The iconic rapper, otherwise known as The Notorious B.I.G., grew up in the ‘one-room shack’ in Brooklyn’s Clinton Hill.

Classic rap fans have a chance to relive their young fan dreams — the home where The Notorious B.I.G. grew up was just listed as a $4,000-a-month rental.

As first reported by Curbed, Compass agents Fabienne Lecole and Grant Fodiman listed the 972-square-foot Brooklyn, New York, apartment where rapper Christopher Wallace, more commonly known as The Notorious B.I.G., or even Biggie Smalls, spent the early years of his life as a rental.

Courtesy of Compass

The house is located at 226 Saint James Place in Brooklyn’s Clinton Hill — the same part of the street was recently given the alternate name of “Christopher Wallace Way” in honor of the rapper. Wallace has even referred to the apartment as a “one-room shack” in his song “Juicy.”

But in 2019, the apartment is far from a shack — it has three bedrooms, one bathroom, high ceilings, hardwood floors and some office space. The four-story pre-war building in which the apartment is located also has a common roof deck, a garden and a barbecue area. Pets, however, are not allowed.

Courtesy of Compass

“The unit is an iconic historical gem as it served as the childhood home of the most famous rapper of all-time, Notorious B.I.G.,” Lecole told Inman. “It was recently renovated to provide modern conveniences while keeping its distinct and gorgeous pre-war details.”

Wallace, who was born and raised in Brooklyn, rose to fame during the East Coast/West Coast hip hop wars of the 1990s. His music is considered a classic of the rap genre. After Wallace was killed in a drive-by shooting in 1997, the album released two weeks later rose to first place on numerous albums charts.

Courtesy of Compass

Still, a lot has changed in Clinton Hill since Wallace lived in the neighborhood and drew inspiration from growing up in what was once a rough part of Brooklyn, these days the median home listed in Clinton Hill costs $770,000.

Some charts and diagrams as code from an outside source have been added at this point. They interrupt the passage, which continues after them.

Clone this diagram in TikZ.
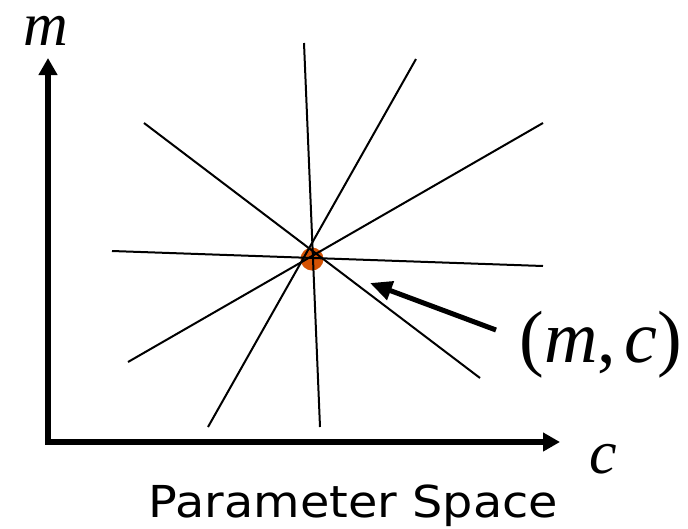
\documentclass[tikz,border=0pt]{standalone}
\usepackage{fontspec}
\setmainfont{Liberation Serif}
\newfontfamily\captionfont[FakeStretch=1.085]{DejaVu Sans}
\usetikzlibrary{arrows.meta}
\definecolor{dotorange}{RGB}{212,82,4}
\tikzset{
  axisline/.style={line width=5.5pt, -{Triangle[length=17pt,width=18pt]}},
  ray/.style={line width=2pt, black},
  pointer/.style={line width=5pt, -{Triangle[length=22pt,width=19pt]}},
  mathlabel/.style={anchor=base, inner sep=0pt, text height=30pt, text depth=0pt, font=\fontsize{62}{70}\selectfont},
  biglabel/.style={anchor=base, inner sep=0pt, font=\fontsize{74}{80}\selectfont},
  caption/.style={anchor=base, inner sep=0pt, font=\captionfont\fontsize{44}{50}\selectfont},
}
\begin{document}
\begin{tikzpicture}[x=1pt,y=-1pt]
\useasboundingbox (0,0) rectangle (688,528);
% axes
\coordinate (O) at (48,442);
\coordinate (ytip) at (48,58);
\coordinate (xtip) at (560,442);
\draw[axisline] ([yshift=2.75pt]O) -- (ytip);
\draw[axisline] ([xshift=-2.75pt]O) -- (xtip);
% intersection point
\coordinate (P) at (312,259);
\fill[dotorange] (P) circle (11.5pt);
% lines
\coordinate (a1) at (144,123); \coordinate (a2) at (480,378);
\coordinate (b1) at (304,43);  \coordinate (b2) at (320,427);
\coordinate (c1) at (416,59);  \coordinate (c2) at (208,427);
\coordinate (d1) at (543,123); \coordinate (d2) at (128,362);
\coordinate (e1) at (112,251); \coordinate (e2) at (543,266);
\draw[ray] (a1) -- (a2);
\draw[ray] (b1) -- (b2);
\draw[ray] (c1) -- (c2);
\draw[ray] (d1) -- (d2);
\draw[ray] (e1) -- (e2);
% labels
\node[mathlabel] (mlab) at (46,45) {\textit{m}};
\node[mathlabel] (clab) at (603,473) {\textit{c}};
\node[biglabel] (mclab) at (601,362) {(\textit{m},\kern0.12em\textit{c})};
\node[caption] (cap) at (353.5,517) {Parameter Space};
% pointer arrow
\coordinate (ptail) at (496,330);
\coordinate (phead) at (370,283);
\draw[pointer] (ptail) -- (phead);
\end{tikzpicture}
\end{document}
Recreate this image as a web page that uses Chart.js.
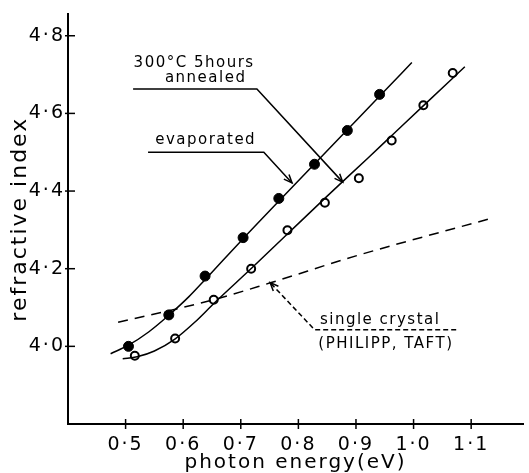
<!DOCTYPE html>
<html lang="en">
<head>
  <meta charset="UTF-8" />
  <title>Refractive index vs photon energy</title>
  <script src="https://cdn.jsdelivr.net/npm/chart.js"></script>
  <style>
    body { margin: 0; background: #fff; }
    .wrap { width: 529px; height: 473px; position: relative; }
  </style>
</head>
<body>
  <div class="wrap"><canvas id="nChart"></canvas></div>

  <script>
    // tick values
    const xTicks = [0.5, 0.6, 0.7, 0.8, 0.9, 1.0, 1.1];
    const yTicks = [4.0, 4.2, 4.4, 4.6, 4.8];

    // measured points: evaporated (filled circles)
    const evapX = [0.505, 0.575, 0.638, 0.704, 0.766, 0.828, 0.885, 0.941];
    const evapY = [4.000, 4.081, 4.181, 4.280, 4.381, 4.469, 4.556, 4.649];

    // measured points: 300°C 5 hours annealed (open circles)
    const annX = [0.516, 0.586, 0.653, 0.718, 0.781, 0.846, 0.905, 0.962, 1.017, 1.068];
    const annY = [3.976, 4.020, 4.120, 4.200, 4.299, 4.370, 4.433, 4.530, 4.621, 4.704];

    // drawn curves through the data
    const evapCurveX = [0.474, 0.505, 0.540, 0.575, 0.610, 0.640, 0.700, 0.770, 0.830, 0.885, 0.940, 0.997];
    const evapCurveY = [3.981, 4.003, 4.037, 4.080, 4.128, 4.175, 4.271, 4.380, 4.473, 4.558, 4.643, 4.731];
    const annCurveX = [0.495, 0.520, 0.550, 0.585, 0.620, 0.655, 0.720, 0.780, 0.850, 0.920, 0.965, 1.020, 1.089];
    const annCurveY = [3.968, 3.973, 3.988, 4.018, 4.062, 4.113, 4.203, 4.288, 4.387, 4.484, 4.547, 4.624, 4.720];

    // single crystal (Philipp, Taft), dashed
    const crystalX = [0.487, 0.650, 0.750, 0.900, 1.133];
    const crystalY = [4.062, 4.119, 4.163, 4.233, 4.329];

    const pts = (xs, ys) => xs.map((x, i) => ({ x: x, y: ys[i] }));
    const fmt = v => v.toFixed(1).replace('.', '\u00B7');
    const FONT = "'DejaVu Sans', sans-serif";

    // wide letter spacing like the original lettering
    const spacing = {
      id: 'spacing',
      beforeDraw(chart) { chart.ctx.letterSpacing = '2px'; },
      beforeDatasetsDraw(chart) { chart.ctx.letterSpacing = '0px'; }
    };

    // cross-shaped tick marks and the text labels with their leader arrows
    const decor = {
      id: 'decor',
      afterDraw(chart) {
        const ctx = chart.ctx;
        const xs = chart.scales.x, ys = chart.scales.y;
        const X = v => xs.getPixelForValue(v);
        const Y = v => ys.getPixelForValue(v);
        ctx.save();
        ctx.strokeStyle = '#000';
        ctx.fillStyle = '#000';
        ctx.lineWidth = 1.5;

        // ticks
        const axisY = chart.chartArea.bottom, axisX = chart.chartArea.left;
        xTicks.forEach(v => {
          ctx.beginPath();
          ctx.moveTo(X(v), axisY - 5);
          ctx.lineTo(X(v), axisY + 5);
          ctx.stroke();
        });
        yTicks.forEach(v => {
          ctx.beginPath();
          ctx.moveTo(axisX - 3, Y(v));
          ctx.lineTo(axisX + 7, Y(v));
          ctx.stroke();
        });

        const line = (p, dash) => {
          ctx.setLineDash(dash || []);
          ctx.beginPath();
          ctx.moveTo(X(p[0][0]), Y(p[0][1]));
          for (let i = 1; i < p.length; i++) ctx.lineTo(X(p[i][0]), Y(p[i][1]));
          ctx.stroke();
          ctx.setLineDash([]);
        };
        const head = (from, to) => {
          const x1 = X(from[0]), y1 = Y(from[1]), x2 = X(to[0]), y2 = Y(to[1]);
          const a = Math.atan2(y2 - y1, x2 - x1);
          ctx.beginPath();
          ctx.moveTo(x2 - 9 * Math.cos(a - 0.4), y2 - 9 * Math.sin(a - 0.4));
          ctx.lineTo(x2, y2);
          ctx.lineTo(x2 - 9 * Math.cos(a + 0.4), y2 - 9 * Math.sin(a + 0.4));
          ctx.stroke();
        };
        const text = (s, x, y) => {
          ctx.font = '15px ' + FONT;
          ctx.textAlign = 'center';
          ctx.textBaseline = 'middle';
          ctx.letterSpacing = '1.5px';
          ctx.fillText(s, X(x), Y(y));
        };

        // 300°C 5hours annealed
        text('300°C 5hours', 0.619, 4.730);
        text('annealed', 0.639, 4.691);
        line([[0.513, 4.663], [0.728, 4.663], [0.877, 4.423]]);
        head([0.728, 4.663], [0.877, 4.423]);

        // evaporated
        text('evaporated', 0.639, 4.530);
        line([[0.539, 4.500], [0.740, 4.500], [0.789, 4.421]]);
        head([0.740, 4.500], [0.789, 4.421]);

        // single crystal
        text('single crystal', 0.942, 4.068);
        text('(PHILIPP, TAFT)', 0.952, 4.006);
        line([[1.074, 4.043], [0.828, 4.043], [0.751, 4.164]], [5, 3]);
        head([0.828, 4.043], [0.751, 4.164]);

        ctx.restore();
      }
    };

    new Chart(document.getElementById('nChart'), {
      type: 'scatter',
      data: {
        datasets: [
          {
            label: 'evaporated curve',
            data: pts(evapCurveX, evapCurveY),
            showLine: true, borderColor: '#000', borderWidth: 1.5,
            pointRadius: 0, tension: 0.4, cubicInterpolationMode: 'monotone'
          },
          {
            label: 'annealed curve',
            data: pts(annCurveX, annCurveY),
            showLine: true, borderColor: '#000', borderWidth: 1.5,
            pointRadius: 0, tension: 0.4, cubicInterpolationMode: 'monotone'
          },
          {
            label: 'single crystal',
            data: pts(crystalX, crystalY),
            showLine: true, borderColor: '#000', borderWidth: 1.5,
            borderDash: [10, 7], pointRadius: 0, tension: 0.4, cubicInterpolationMode: 'monotone'
          },
          {
            label: 'evaporated',
            data: pts(evapX, evapY),
            pointRadius: 5, backgroundColor: '#000', borderColor: '#000', borderWidth: 1
          },
          {
            label: '300°C 5hours annealed',
            data: pts(annX, annY),
            pointRadius: 4, backgroundColor: '#fff', borderColor: '#000', borderWidth: 2
          }
        ]
      },
      options: {
        responsive: true,
        maintainAspectRatio: false,
        animation: false,
        layout: { padding: { top: 13, right: 0, left: 0, bottom: 0 } },
        plugins: { legend: { display: false }, tooltip: { enabled: false } },
        scales: {
          x: {
            type: 'linear', min: 0.4, max: 1.19,
            afterBuildTicks: s => { s.ticks = xTicks.map(v => ({ value: v })); },
            afterFit: s => { s.height = 49; },
            grid: { display: false, drawTicks: false },
            border: { display: true, color: '#000', width: 2 },
            ticks: { color: '#000', font: { family: FONT, size: 19 }, padding: 10, callback: v => fmt(v) },
            title: {
              display: true, text: 'photon energy(eV)', color: '#000',
              font: { family: FONT, size: 20, lineHeight: 1 }, padding: 0
            }
          },
          y: {
            type: 'linear', min: 3.8, max: 4.855,
            afterBuildTicks: s => { s.ticks = yTicks.map(v => ({ value: v })); },
            afterFit: s => { s.width = 68; },
            grid: { display: false, drawTicks: false },
            border: { display: true, color: '#000', width: 2 },
            ticks: { color: '#000', font: { family: FONT, size: 19 }, padding: 3, callback: v => fmt(v) },
            title: {
              display: true, text: 'refractive index', color: '#000',
              font: { family: FONT, size: 22, lineHeight: 1 }, padding: { top: 9, bottom: 0 }
            }
          }
        }
      },
      plugins: [spacing, decor]
    });
  </script>
</body>
</html>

“It is undeniable that when you hear the story of Brooklyn, that we have a story that no other city in the world has: It is a story of triumph,” New York Council member Laurie Cumbo said at an event celebrating the naming of the street. “During the time that Biggie created masterpieces, this neighborhood was red-lined. People didn’t want to live here. People moved out of the neighborhood. They had left us to die.”